Why no Whistleblowing Code?

However, the initial employment tribunal were, I think, right to point to the unfairness this regime generates for employee’s. For trade union representatives it can sometimes be all too easy to pin this type of unfairness upon the government of the day but in this case this is inaccurate. The right to uplift  is found in section 207A of the Trade Union and Labour Relations (Consolidated) Act 1992 and refers to a “claim to which the proceedings relate concerns a matter to which a relevant Code of Practice applies”. It does not expressly specify there can only be one applicable Code of Practice, there are more than one – the Code on flexible working requests is one such question.

It would be an interesting question if an employee who successfully made an automatically unfair dismissal for flexible working (section 104c of the Employment Rights Act 1996) could rely on a breach of that Code to seek a 25% uplift, I think there is a good possibility they could). 

The real problem with addressing the unfairness is, as I have covered before, that ACAS have the authority to influence good employment practice by implementing other Codes (such as redundancy, whistleblowing, discrimination) but have for many years elected not to do so instead relying on advice that are not formal Codes. Had there been a whistleblowing Code the injustice the tribunal identified could have been avoided. Perhaps it is time for the unions, through the TUC to begin to press ACAS to be more interventionist in how they shape effective management of personnel matters in the UK. The likely increase in redundancy claims may present jst the opportunity for ACAS to reflect on whether the way they have acted is really advancing their statutory functions as well as it could be. 

Grievance to the rescue

However, while the EAT upheld the finding of the first tier tribunal on the inapplicability to many whistleblowing cases it did also provide some relief to whistleblowers. The ACAS Code of Practice on Disciplinary and Grievance Procedures defines a grievance as ” ‘concern, problem or complaint’ concerning a matter for which the employers owes a duty to the employee. On that basis it found the claimant’s complaint the day before his dismissal was a grievance and that this therefore engaged the possibility of an uplift for failing to follow ACAS’ grievance guidance and the case has been remitted to consider whether that award should be made. 
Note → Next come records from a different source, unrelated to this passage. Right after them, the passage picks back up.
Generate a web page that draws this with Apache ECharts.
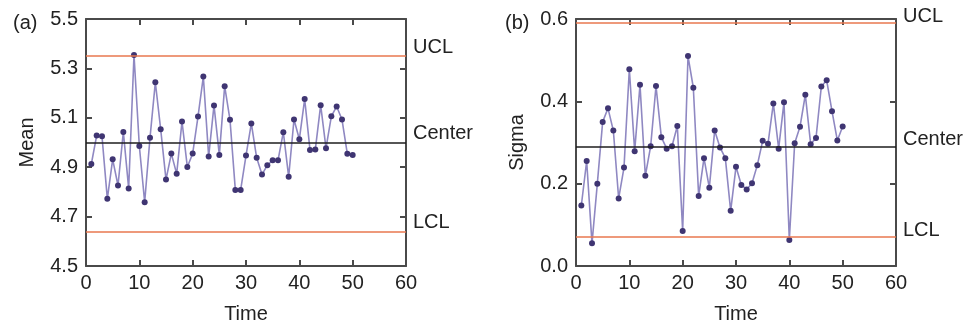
<!DOCTYPE html>
<html>
<head>
<meta charset="utf-8">
<script src="https://cdn.jsdelivr.net/npm/echarts@6/dist/echarts.min.js"></script>
<style>
  html, body { margin: 0; padding: 0; background: #fff; }
  #chart { width: 969px; height: 329px; }
</style>
</head>
<body>
<div id="chart"></div>
<script>
const times = [1, 2, 3, 4, 5, 6, 7, 8, 9, 10, 11, 12, 13, 14, 15, 16, 17, 18, 19, 20,
  21, 22, 23, 24, 25, 26, 27, 28, 29, 30, 31, 32, 33, 34, 35, 36, 37, 38, 39, 40,
  41, 42, 43, 44, 45, 46, 47, 48, 49, 50]

const meanValues = [4.913, 5.028, 5.025, 4.772, 4.932, 4.826, 5.043, 4.814, 5.354, 4.986,
  4.758, 5.019, 5.244, 5.054, 4.850, 4.955, 4.873, 5.085, 4.901, 4.955,
  5.105, 5.267, 4.943, 5.150, 4.949, 5.228, 5.092, 4.808, 4.808, 4.947,
  5.077, 4.938, 4.870, 4.908, 4.928, 4.928, 5.042, 4.861, 5.093, 5.013,
  5.176, 4.970, 4.972, 5.151, 4.977, 5.106, 5.146, 5.093, 4.954, 4.949]

const sigmaValues = [0.147, 0.255, 0.055, 0.200, 0.350, 0.383, 0.329, 0.164, 0.239, 0.478,
  0.279, 0.440, 0.219, 0.291, 0.437, 0.313, 0.285, 0.291, 0.340, 0.085,
  0.510, 0.433, 0.170, 0.262, 0.190, 0.329, 0.288, 0.262, 0.134, 0.241,
  0.197, 0.186, 0.201, 0.245, 0.304, 0.297, 0.395, 0.285, 0.398, 0.063,
  0.298, 0.338, 0.416, 0.296, 0.311, 0.436, 0.451, 0.376, 0.305, 0.339]

const limitNames = ['UCL', 'Center', 'LCL']
const meanLimits = [5.354, 4.998, 4.643]
const sigmaLimits = [0.595, 0.288, 0.068]
const limitColors = ['#e8774f', '#1e1e1e', '#e8774f']

const panelLabels = ['(a)', '(b)']
const yNames = ['Mean', 'Sigma']
const xTicks = { min: 0, max: 60, interval: 10 }

const FONT = 'Liberation Sans, Arial, sans-serif'
const FONT_SIZE = 20
const AXIS_COLOR = '#4a4a4a'
const TEXT_COLOR = '#222'

const chart = echarts.init(document.getElementById('chart'), undefined, { renderer: 'canvas' })

const grids = [
  { left: 86, right: 563, top: 19, bottom: 63 },
  { left: 576, right: 73, top: 19, bottom: 63 },
]

const axisLine = { show: true, onZero: false, lineStyle: { color: AXIS_COLOR, width: 2 } }
const axisTick = { show: true, inside: true, length: 6, lineStyle: { color: AXIS_COLOR, width: 2 } }
const textStyle = { fontFamily: FONT, fontSize: FONT_SIZE, color: TEXT_COLOR }

const xAxis = []
const yAxis = []
const yRanges = [
  { min: 4.5, max: 5.5, interval: 0.2 },
  { min: 0, max: 0.6, interval: 0.2 },
]

grids.forEach((g, i) => {
  xAxis.push({
    type: 'value', gridIndex: i, position: 'bottom', ...xTicks,
    name: 'Time', nameLocation: 'middle', nameGap: 38,
    nameTextStyle: textStyle,
    axisLine, axisTick,
    axisLabel: { ...textStyle, margin: 7 },
    splitLine: { show: false },
  })
  xAxis.push({
    type: 'value', gridIndex: i, position: 'top', ...xTicks,
    axisLine, axisTick, axisLabel: { show: false }, splitLine: { show: false },
  })
  yAxis.push({
    type: 'value', gridIndex: i, position: 'left', ...yRanges[i],
    name: yNames[i], nameLocation: 'middle', nameGap: 49,
    nameTextStyle: textStyle,
    axisLine, axisTick,
    axisLabel: { ...textStyle, margin: 8, formatter: (v) => v.toFixed(1) },
    splitLine: { show: false },
  })
  yAxis.push({
    type: 'value', gridIndex: i, position: 'right', ...yRanges[i],
    axisLine, axisTick, axisLabel: { show: false }, splitLine: { show: false },
  })
})

const makeSeries = (values, limits, idx, lift) => ({
  type: 'line',
  xAxisIndex: idx * 2,
  yAxisIndex: idx * 2,
  data: times.map((t, k) => [t, values[k]]),
  symbol: 'circle',
  symbolSize: 6,
  itemStyle: { color: '#3f3572' },
  lineStyle: { color: '#8f88c2', width: 1.6 },
  z: 3,
  markLine: {
    silent: true,
    symbol: ['none', 'none'],
    animation: false,
    data: limitNames.map((name, k) => ({
      name,
      yAxis: limits[k],
      lineStyle: { color: limitColors[k], width: 1.6, type: 'solid' },
    })),
    label: {
      show: true,
      position: 'end',
      formatter: '{b}',
      distance: 7,
      offset: [0, -lift],
      ...textStyle,
    },
  },
})

chart.setOption({
  animation: false,
  backgroundColor: '#fff',
  grid: grids,
  xAxis,
  yAxis,
  title: panelLabels.map((text, i) => ({
    text,
    left: i === 0 ? 8 : 500,
    top: 8,
    textStyle: { ...textStyle, fontWeight: 'normal' },
  })),
  series: [
    makeSeries(meanValues, meanLimits, 0, 9),
    makeSeries(sigmaValues, sigmaLimits, 1, 7),
  ],
})
</script>
</body>
</html>
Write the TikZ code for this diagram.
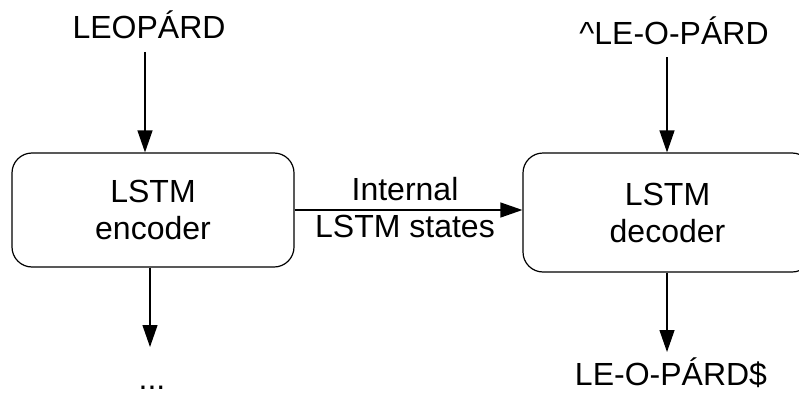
\documentclass[tikz,border=0pt]{standalone}
\usepackage{fontspec}
\setmainfont{Liberation Sans}
\usetikzlibrary{arrows.meta}

\begin{document}
\begin{tikzpicture}[x=1pt, y=-1pt,
  line width=1.2pt,
  every node/.style={font=\fontsize{32}{37}\selectfont, inner sep=0pt},
  lstmbox/.style={draw, rounded corners=20pt, align=center},
  flow/.style={-{Triangle[length=22pt, width=15pt]}},
  word/.style={anchor=base}
]
  \useasboundingbox (0,0) rectangle (799,396);

  % the two LSTM blocks
  \node[lstmbox, minimum width=282pt, minimum height=114pt] (enc) at (153,210) {LSTM\\encoder};
  \node[lstmbox, minimum width=289pt, minimum height=119pt] (dec) at (667.5,212.5) {LSTM\\decoder};

  % input and output strings
  \node[word] (inenc)  at (149,39)  {LEOPÁRD};
  \node[word] (indec)  at (674,45)  {\textasciicircum LE-O-PÁRD};
  \node[word] (outenc) at (152,389) {...};
  \node[word] (outdec) at (671,385) {LE-O-PÁRD\$};

  % arrow end points beside the strings
  \coordinate (a1) at (145,52);
  \coordinate (a2) at (150,347);
  \coordinate (b1) at (667,57);
  \coordinate (b2) at (667,352);

  \draw[flow] (a1) -- (a1 |- enc.north);
  \draw[flow] (a2 |- enc.south) -- (a2);
  \draw[flow] (b1) -- (b1 |- dec.north);
  \draw[flow] (b2 |- dec.south) -- (b2);

  % states passed from encoder to decoder
  \draw[flow] (enc.east) -- (enc.east -| dec.west);
  \node[align=center] (states) at (405,208) {Internal\\LSTM states};
\end{tikzpicture}
\end{document}
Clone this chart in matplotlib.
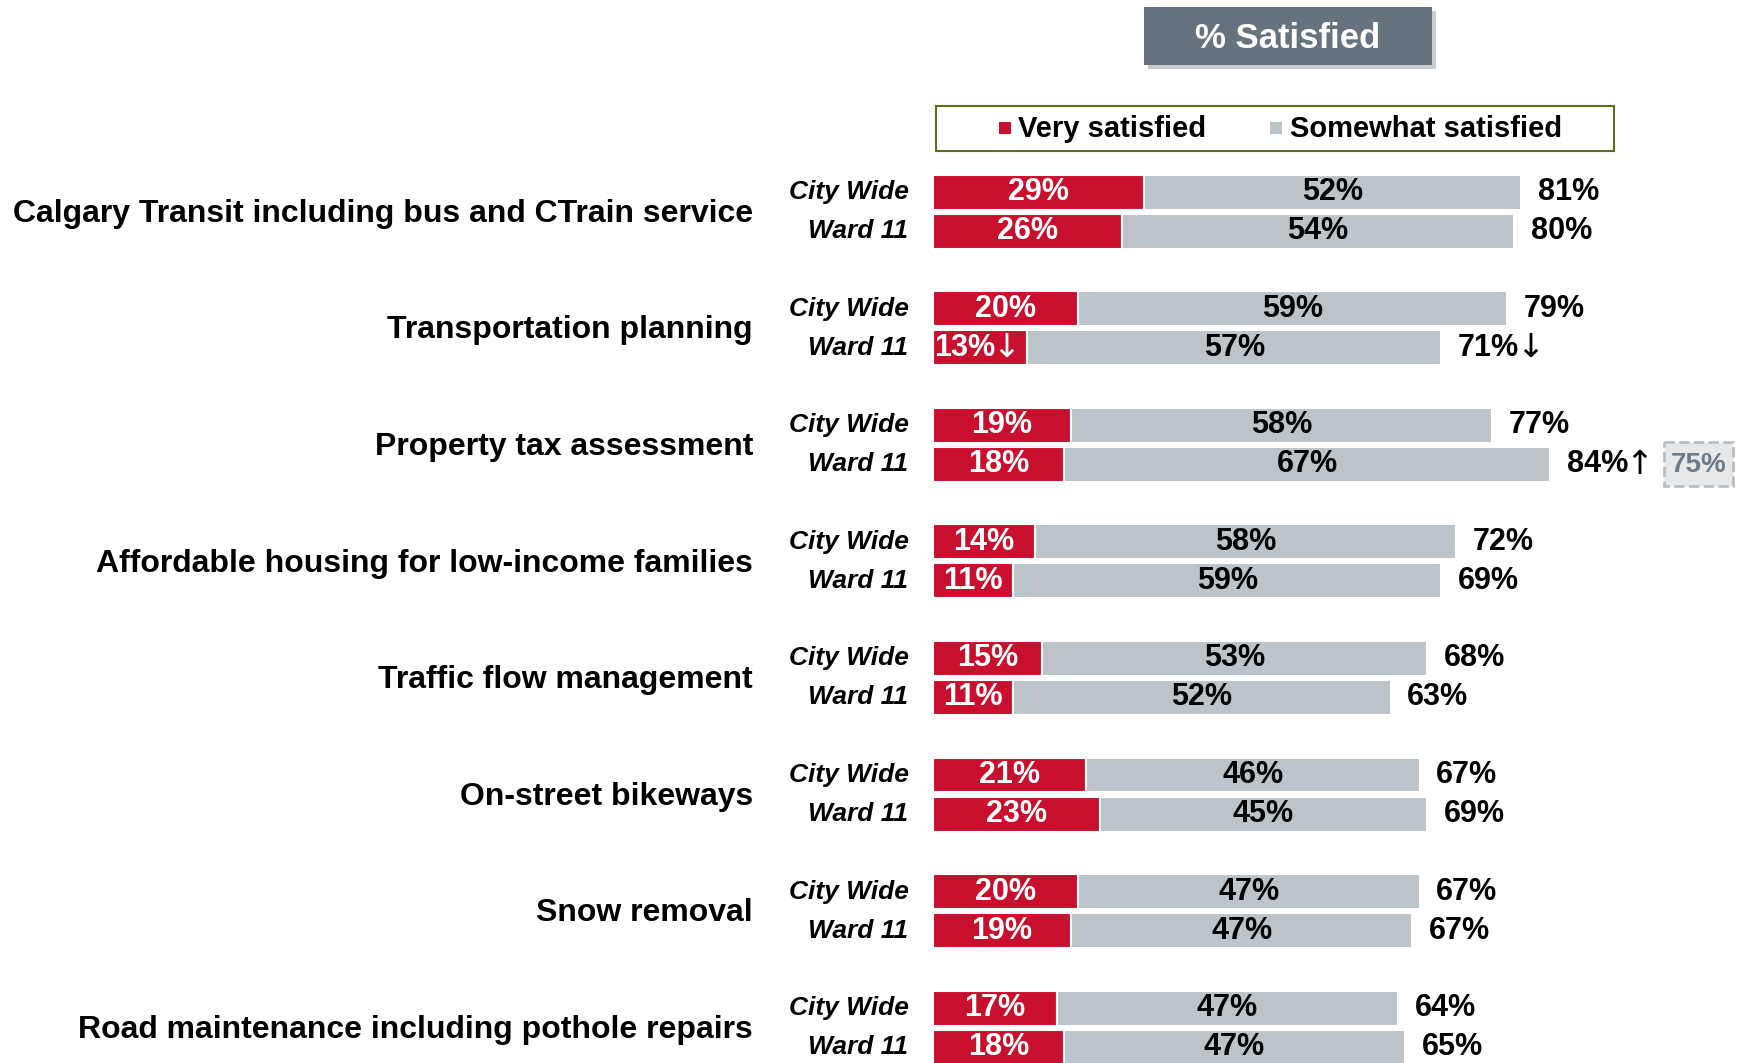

Given the employer on the facts of the ET responded to the grievance not be holding a meeting with a right to be accompanied within five day but just sacked him I think it is safe to say the employer did not act in accordance with the Code. 

Lessons

Where a dismissal relates to alleged conduct of the employee (normally conduct dismissals but occasionally some other substantial reason cases as well) then the ACAS Code will apply and an uplift can be awarded. 

However, the important lesson when pleading employment tribunal cases is to ensure that where there is a complaint that the uplift is based on the a grievance failure where one is available, as they often will be in dismissal cases. 

Aside from that, trade unions should also consider lobbying for a more meaningful range of workplace guidance from ACAS so that the semantical efforts of the EAT in this case are no longer necessary to provide an employee with the opportunity to secure an uplift where appropriate and provide a meaningful marker to employers that a failure to treat an employee fairly will have a penalty across all types of case rather than the narrow confines of those provided by ACAS at present.